I would tell him to pack sand, that his book was of no value, and in fact you want a refund!
Anyone here have a ping list for lawyer Freepers?
No. You acted properly at the authors request. The ball is in his court let him initiate the fight. Be apologetic after all you were in the wrong, but do not give the impression that you believe there may be a case for compensation. Don't put any resources into this unless you are forced to.
For the next time.
Keep in mind, though, I am not an attorney - nor do I play one on TV.
Curiously...how many downloads to you THINK may have been done to the book? Have you notified Google that the spider indexed the page and it needs to be removed (in addition to your removing the copy) - erase any reference that it was there. There is a content removal link at Google.

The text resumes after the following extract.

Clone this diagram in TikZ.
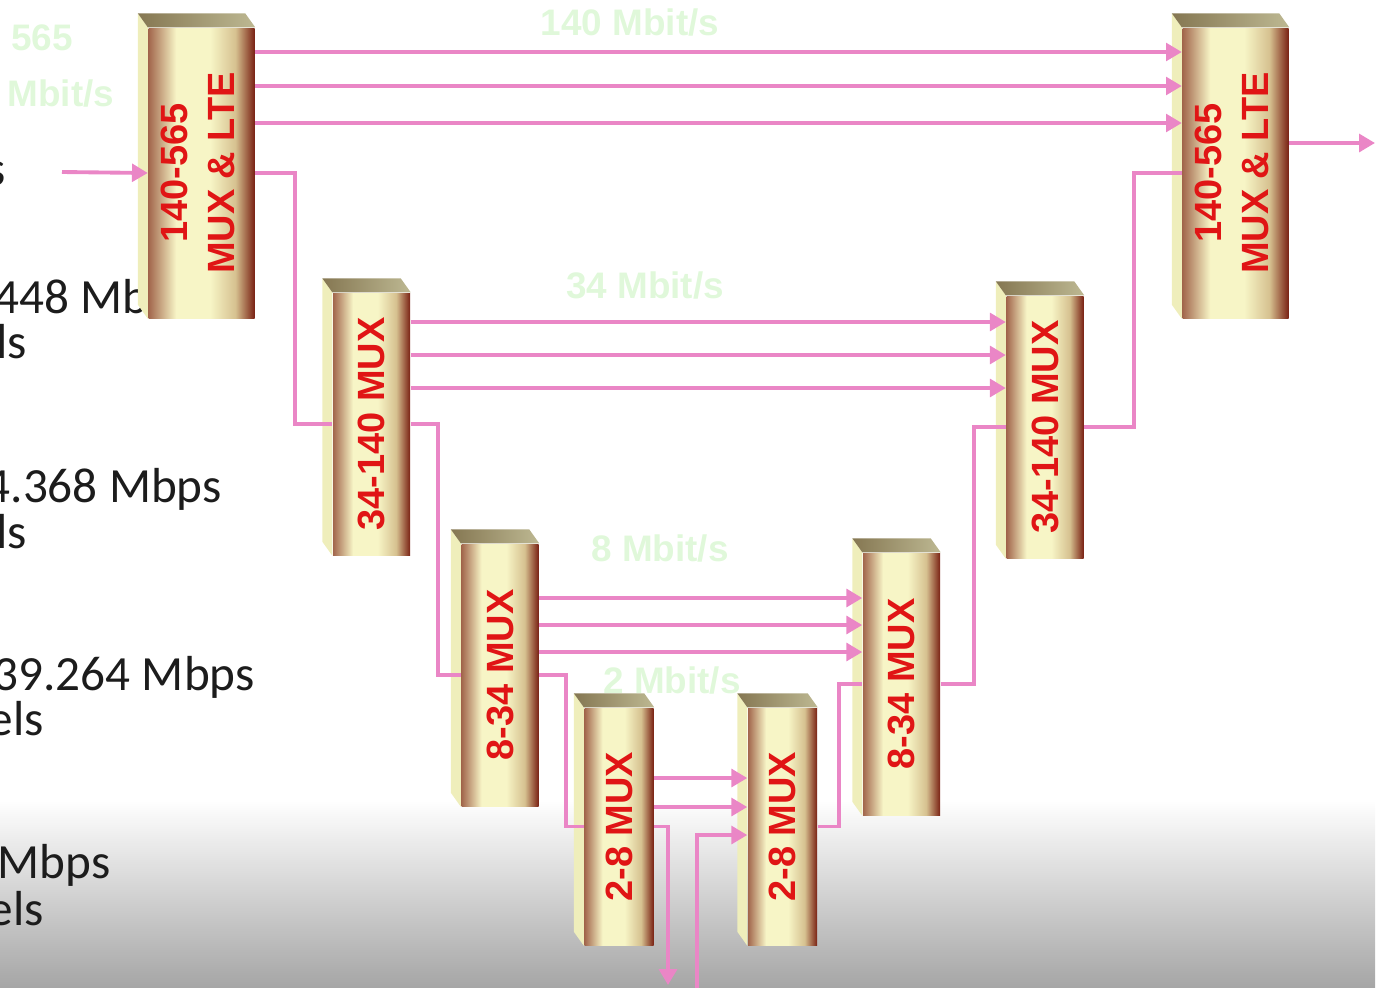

How did the author discover it? Just out searching his name and your link was there?
Your personal space does not have a password protection? In other words, it was published to a public website? If it were password protected, the hits could have come from something else since no one could access it. I’m trying to help assess how many hits actually came from visitors who happened upon your site. People pay a fortune for search engine results to get people to their site and this content just happened to be found out there? They either searched for the book (is it a best seller or something?) and found your link (as mentioned get that removed)...or, not too many people found your personal URL pdf by surfing out on the web.
I know, I know. When I put the book up I never intended for it to be there very long. I simply forgot it was there.
That's what I did, although it was in the top level directory for the domain. I did not provide a link. Google provided the link.
The work is exemplary and I've read the book numerous times (non-fiction). I wouldn't be truthful if I acted in such a manner. But, I appreciate your input.
Thanks. I’ll look into the DMCA. I gave it a cursory skim, but didn’t see anything that stood out for this scenario.
I do in fact know how many times it was downloaded and from where the folks came to get it. I also have their IP addresses FWIW. I was thinking (to myself) of making an offer based on his site conversion rate and the number of downloads from my site.
He could promote the books sale on the web page as a courtesy for the mistake. The author may take the gesture as more economically favorable than a fight would be.
I would think at this point he has to prove damage. To do so he would have to prove others made copies from you site. That is almost impossible.
Further, you had no intention to cause harm and corrected the problem as soon as you knew of it.
The burden is on him...
I’ve really slobbered all over him both on the phone and in email. This is a rare time when I genuinely offered an apology. I really was sorry to have wasted his and my time over such a matter. I really appreciate your advice. Are you an attorney Realism?
I think this is a great idea. I'm sure the fine print of terms of sale of the eBook clearly prohibited anything like loading it onto a publicly accessible website. But it sounds like numberonepal honestly didn't realize the general public would be able to find and access it there. A free ad with link to the site where it can be purchased would be reasonable compensation.
I'm sure the author DOES very wisely do periodic searches to see if the book has be illegally posted to publicly accessible websites. He'd be crazy not to.
I KNOW how many downloads there were. Since it was a PDF the download is automatic.
How did the author discover it?
Someone else informed him of the link from Google.
Your personal space does not have a password protection?
No password protection on the site. It is open to the public. Folks got to the book directly from Google.
Im in the engineering field. Ive never had much use for an attorney's advice, but I have had to use them as a mouth piece.